• REQUIREMENT
Give back the full listing, character for character, with no pictures.
─── GIVEN DATA ───
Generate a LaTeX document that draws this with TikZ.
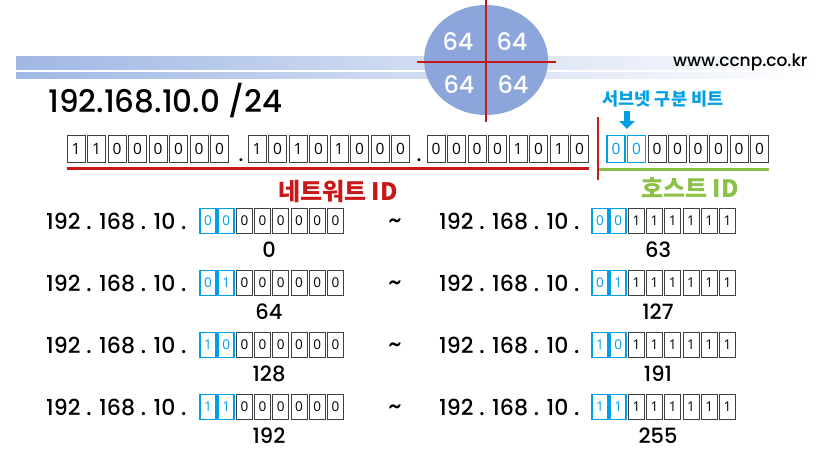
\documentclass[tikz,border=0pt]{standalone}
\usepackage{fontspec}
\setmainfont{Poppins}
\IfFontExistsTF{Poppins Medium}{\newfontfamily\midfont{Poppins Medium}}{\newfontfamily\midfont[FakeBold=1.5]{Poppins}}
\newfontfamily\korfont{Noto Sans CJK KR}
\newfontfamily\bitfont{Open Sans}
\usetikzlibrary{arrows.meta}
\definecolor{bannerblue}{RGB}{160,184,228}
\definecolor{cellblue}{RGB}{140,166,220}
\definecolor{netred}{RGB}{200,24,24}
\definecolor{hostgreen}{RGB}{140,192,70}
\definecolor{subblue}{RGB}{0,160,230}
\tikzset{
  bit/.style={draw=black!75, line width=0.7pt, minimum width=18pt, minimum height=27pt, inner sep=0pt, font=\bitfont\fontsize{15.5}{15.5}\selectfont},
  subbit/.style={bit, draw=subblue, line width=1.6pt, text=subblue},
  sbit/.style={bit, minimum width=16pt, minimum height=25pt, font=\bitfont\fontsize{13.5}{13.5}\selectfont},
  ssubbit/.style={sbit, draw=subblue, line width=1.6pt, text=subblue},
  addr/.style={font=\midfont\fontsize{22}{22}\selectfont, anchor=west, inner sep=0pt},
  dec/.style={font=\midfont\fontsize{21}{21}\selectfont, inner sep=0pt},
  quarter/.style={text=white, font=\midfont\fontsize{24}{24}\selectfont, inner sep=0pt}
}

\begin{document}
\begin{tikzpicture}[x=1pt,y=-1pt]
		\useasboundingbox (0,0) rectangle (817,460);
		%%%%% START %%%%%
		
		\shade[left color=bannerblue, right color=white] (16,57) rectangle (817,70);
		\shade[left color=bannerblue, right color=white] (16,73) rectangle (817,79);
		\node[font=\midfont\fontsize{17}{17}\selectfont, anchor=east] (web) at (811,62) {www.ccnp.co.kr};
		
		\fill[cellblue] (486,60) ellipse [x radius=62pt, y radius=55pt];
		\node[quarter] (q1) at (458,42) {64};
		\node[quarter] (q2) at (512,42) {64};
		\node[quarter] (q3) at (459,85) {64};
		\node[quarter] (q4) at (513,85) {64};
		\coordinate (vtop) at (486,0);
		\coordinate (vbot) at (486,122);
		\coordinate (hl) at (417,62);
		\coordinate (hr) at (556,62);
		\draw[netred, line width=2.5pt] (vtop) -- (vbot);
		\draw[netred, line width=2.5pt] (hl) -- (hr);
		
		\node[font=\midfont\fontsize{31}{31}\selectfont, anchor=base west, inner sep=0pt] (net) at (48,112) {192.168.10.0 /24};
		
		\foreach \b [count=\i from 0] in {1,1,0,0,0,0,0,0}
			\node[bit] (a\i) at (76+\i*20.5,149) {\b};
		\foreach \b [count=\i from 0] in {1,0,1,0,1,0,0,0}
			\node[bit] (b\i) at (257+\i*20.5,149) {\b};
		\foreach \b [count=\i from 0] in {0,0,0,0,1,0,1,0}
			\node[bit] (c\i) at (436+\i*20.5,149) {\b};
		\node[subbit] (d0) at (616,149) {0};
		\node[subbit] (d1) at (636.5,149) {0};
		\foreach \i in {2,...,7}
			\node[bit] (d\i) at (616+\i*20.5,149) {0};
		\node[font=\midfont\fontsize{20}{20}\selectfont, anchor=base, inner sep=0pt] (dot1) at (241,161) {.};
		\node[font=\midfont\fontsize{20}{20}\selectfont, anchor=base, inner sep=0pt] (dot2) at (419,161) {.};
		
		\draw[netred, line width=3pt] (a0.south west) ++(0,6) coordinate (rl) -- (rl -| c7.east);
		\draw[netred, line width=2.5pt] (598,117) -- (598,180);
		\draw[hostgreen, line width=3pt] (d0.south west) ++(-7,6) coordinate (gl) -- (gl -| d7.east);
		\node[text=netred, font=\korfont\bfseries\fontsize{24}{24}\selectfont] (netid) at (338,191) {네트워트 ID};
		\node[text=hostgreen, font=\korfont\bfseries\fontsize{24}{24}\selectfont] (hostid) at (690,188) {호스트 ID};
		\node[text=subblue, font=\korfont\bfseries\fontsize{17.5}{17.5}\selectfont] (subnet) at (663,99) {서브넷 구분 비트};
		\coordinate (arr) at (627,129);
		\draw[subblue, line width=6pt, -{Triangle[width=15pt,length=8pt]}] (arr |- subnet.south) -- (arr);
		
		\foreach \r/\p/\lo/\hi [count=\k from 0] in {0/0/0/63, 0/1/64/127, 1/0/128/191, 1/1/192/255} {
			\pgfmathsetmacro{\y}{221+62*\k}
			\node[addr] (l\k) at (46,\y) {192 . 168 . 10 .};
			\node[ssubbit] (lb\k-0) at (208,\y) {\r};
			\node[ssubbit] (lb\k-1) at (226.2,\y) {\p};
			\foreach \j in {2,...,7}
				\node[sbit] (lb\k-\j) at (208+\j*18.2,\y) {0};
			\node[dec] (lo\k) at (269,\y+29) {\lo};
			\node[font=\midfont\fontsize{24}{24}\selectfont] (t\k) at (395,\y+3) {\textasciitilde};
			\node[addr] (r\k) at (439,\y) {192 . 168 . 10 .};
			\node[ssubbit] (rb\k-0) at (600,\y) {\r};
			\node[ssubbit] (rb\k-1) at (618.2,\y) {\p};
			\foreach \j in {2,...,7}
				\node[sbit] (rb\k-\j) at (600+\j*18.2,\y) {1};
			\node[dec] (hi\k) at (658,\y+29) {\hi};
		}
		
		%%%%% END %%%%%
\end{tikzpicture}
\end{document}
───
• FINAL RESULT
Generate a LaTeX document that draws this with TikZ.
\documentclass[tikz,border=0pt]{standalone}
\usepackage{fontspec}
\setmainfont{Poppins}
\IfFontExistsTF{Poppins Medium}{\newfontfamily\midfont{Poppins Medium}}{\newfontfamily\midfont[FakeBold=1.5]{Poppins}}
\newfontfamily\korfont{Noto Sans CJK KR}
\newfontfamily\bitfont{Open Sans}
\usetikzlibrary{arrows.meta}
\definecolor{bannerblue}{RGB}{160,184,228}
\definecolor{cellblue}{RGB}{140,166,220}
\definecolor{netred}{RGB}{200,24,24}
\definecolor{hostgreen}{RGB}{140,192,70}
\definecolor{subblue}{RGB}{0,160,230}
\tikzset{
  bit/.style={draw=black!75, line width=0.7pt, minimum width=18pt, minimum height=27pt, inner sep=0pt, font=\bitfont\fontsize{15.5}{15.5}\selectfont},
  subbit/.style={bit, draw=subblue, line width=1.6pt, text=subblue},
  sbit/.style={bit, minimum width=16pt, minimum height=25pt, font=\bitfont\fontsize{13.5}{13.5}\selectfont},
  ssubbit/.style={sbit, draw=subblue, line width=1.6pt, text=subblue},
  addr/.style={font=\midfont\fontsize{22}{22}\selectfont, anchor=west, inner sep=0pt},
  dec/.style={font=\midfont\fontsize{21}{21}\selectfont, inner sep=0pt},
  quarter/.style={text=white, font=\midfont\fontsize{24}{24}\selectfont, inner sep=0pt}
}

\begin{document}
\begin{tikzpicture}[x=1pt,y=-1pt]
		\useasboundingbox (0,0) rectangle (817,460);
		%%%%% START %%%%%
		
		\shade[left color=bannerblue, right color=white] (16,57) rectangle (817,70);
		\shade[left color=bannerblue, right color=white] (16,73) rectangle (817,79);
		\node[font=\midfont\fontsize{17}{17}\selectfont, anchor=east] (web) at (811,62) {www.ccnp.co.kr};
		
		\fill[cellblue] (486,60) ellipse [x radius=62pt, y radius=55pt];
		\node[quarter] (q1) at (458,42) {64};
		\node[quarter] (q2) at (512,42) {64};
		\node[quarter] (q3) at (459,85) {64};
		\node[quarter] (q4) at (513,85) {64};
		\coordinate (vtop) at (486,0);
		\coordinate (vbot) at (486,122);
		\coordinate (hl) at (417,62);
		\coordinate (hr) at (556,62);
		\draw[netred, line width=2.5pt] (vtop) -- (vbot);
		\draw[netred, line width=2.5pt] (hl) -- (hr);
		
		\node[font=\midfont\fontsize{31}{31}\selectfont, anchor=base west, inner sep=0pt] (net) at (48,112) {192.168.10.0 /24};
		
		\foreach \b [count=\i from 0] in {1,1,0,0,0,0,0,0}
			\node[bit] (a\i) at (76+\i*20.5,149) {\b};
		\foreach \b [count=\i from 0] in {1,0,1,0,1,0,0,0}
			\node[bit] (b\i) at (257+\i*20.5,149) {\b};
		\foreach \b [count=\i from 0] in {0,0,0,0,1,0,1,0}
			\node[bit] (c\i) at (436+\i*20.5,149) {\b};
		\node[subbit] (d0) at (616,149) {0};
		\node[subbit] (d1) at (636.5,149) {0};
		\foreach \i in {2,...,7}
			\node[bit] (d\i) at (616+\i*20.5,149) {0};
		\node[font=\midfont\fontsize{20}{20}\selectfont, anchor=base, inner sep=0pt] (dot1) at (241,161) {.};
		\node[font=\midfont\fontsize{20}{20}\selectfont, anchor=base, inner sep=0pt] (dot2) at (419,161) {.};
		
		\draw[netred, line width=3pt] (a0.south west) ++(0,6) coordinate (rl) -- (rl -| c7.east);
		\draw[netred, line width=2.5pt] (598,117) -- (598,180);
		\draw[hostgreen, line width=3pt] (d0.south west) ++(-7,6) coordinate (gl) -- (gl -| d7.east);
		\node[text=netred, font=\korfont\bfseries\fontsize{24}{24}\selectfont] (netid) at (338,191) {네트워트 ID};
		\node[text=hostgreen, font=\korfont\bfseries\fontsize{24}{24}\selectfont] (hostid) at (690,188) {호스트 ID};
		\node[text=subblue, font=\korfont\bfseries\fontsize{17.5}{17.5}\selectfont] (subnet) at (663,99) {서브넷 구분 비트};
		\coordinate (arr) at (627,129);
		\draw[subblue, line width=6pt, -{Triangle[width=15pt,length=8pt]}] (arr |- subnet.south) -- (arr);
		
		\foreach \r/\p/\lo/\hi [count=\k from 0] in {0/0/0/63, 0/1/64/127, 1/0/128/191, 1/1/192/255} {
			\pgfmathsetmacro{\y}{221+62*\k}
			\node[addr] (l\k) at (46,\y) {192 . 168 . 10 .};
			\node[ssubbit] (lb\k-0) at (208,\y) {\r};
			\node[ssubbit] (lb\k-1) at (226.2,\y) {\p};
			\foreach \j in {2,...,7}
				\node[sbit] (lb\k-\j) at (208+\j*18.2,\y) {0};
			\node[dec] (lo\k) at (269,\y+29) {\lo};
			\node[font=\midfont\fontsize{24}{24}\selectfont] (t\k) at (395,\y+3) {\textasciitilde};
			\node[addr] (r\k) at (439,\y) {192 . 168 . 10 .};
			\node[ssubbit] (rb\k-0) at (600,\y) {\r};
			\node[ssubbit] (rb\k-1) at (618.2,\y) {\p};
			\foreach \j in {2,...,7}
				\node[sbit] (rb\k-\j) at (600+\j*18.2,\y) {1};
			\node[dec] (hi\k) at (658,\y+29) {\hi};
		}
		
		%%%%% END %%%%%
\end{tikzpicture}
\end{document}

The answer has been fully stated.